118. Pascal’s Triangle 🌟

Given an integer numRows, return the first numRows of Pascal’s triangle.

In Pascal’s triangle, each number is the sum of the two numbers directly above it as shown:

Straightforward solution

Code

class Solution{
public:
    vector<vector<int>> generate(int n){
        vector<vector<int>> ans;
        if (n >= 1) ans.emplace_back({1});
        if (n >= 2) ans.emplace_back({1, 1});

        for (int i = 2; i < n; i++){
            vector<int> temp;
            temp.emplace_back(1);
            for (int j = 1; j < ans[i - 1].size(); j++){
                temp.emplace_back(ans[i - 1][j - 1] + ans[i - 1][j]);
            }
            temp.emplace_back(1);
            ans.emplace_back(temp);
        }
        return ans;
    }
};

• For the i’th row we will create a temp array of size i+1(i is 0 based

  row is 1 based) of all elements 1 in it.

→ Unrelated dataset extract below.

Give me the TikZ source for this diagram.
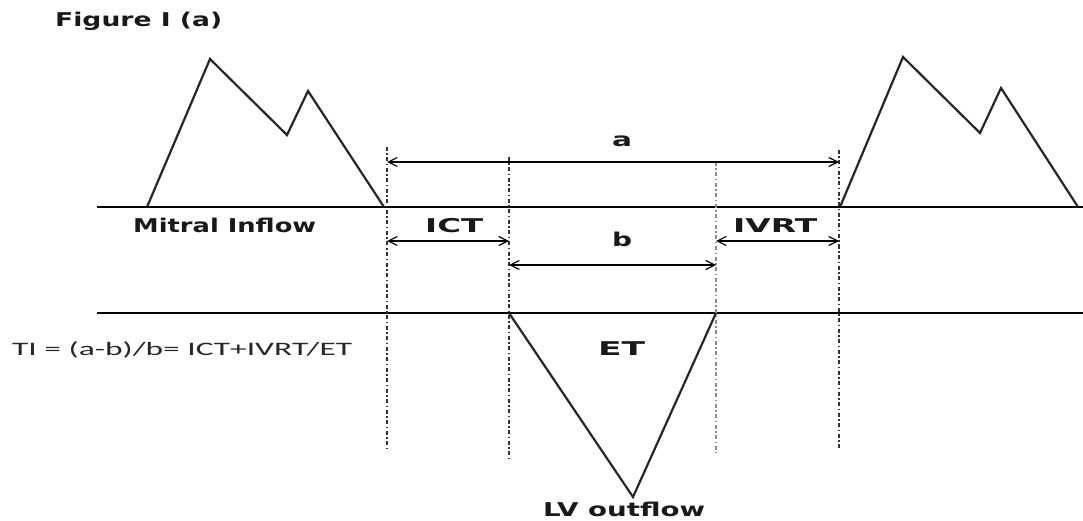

• push this temp array in ans.
• for the pascals triangle we know that currNum = numOnPrevRowAndPrevCol + numOnPrevRowAndSameCol for all numbers except first and last.
• we calculate all the numbers with above formula.
• finally return the ans.

Code

class Solution{
public:
    vector<vector<int>> generate(int n){
        vector<vector<int>> ans;
        for (int i = 0; i < n; i++){
            ans.push_back(vector<int>(i + 1, 1));
            for (int j = 1; j < i; j++)
                ans[i][j] = ans[i - 1][j - 1] + ans[i - 1][j];
        }
        return ans;
    }
};

We can find any element(a[i][j]) in O(1) time using the formula (r-1)C(c-1) i.e (r-1)!/(c-1)!

• Ex. 3rd element of 5th row -> c=2,r=4 -> (4*3)/(2*1) = 6.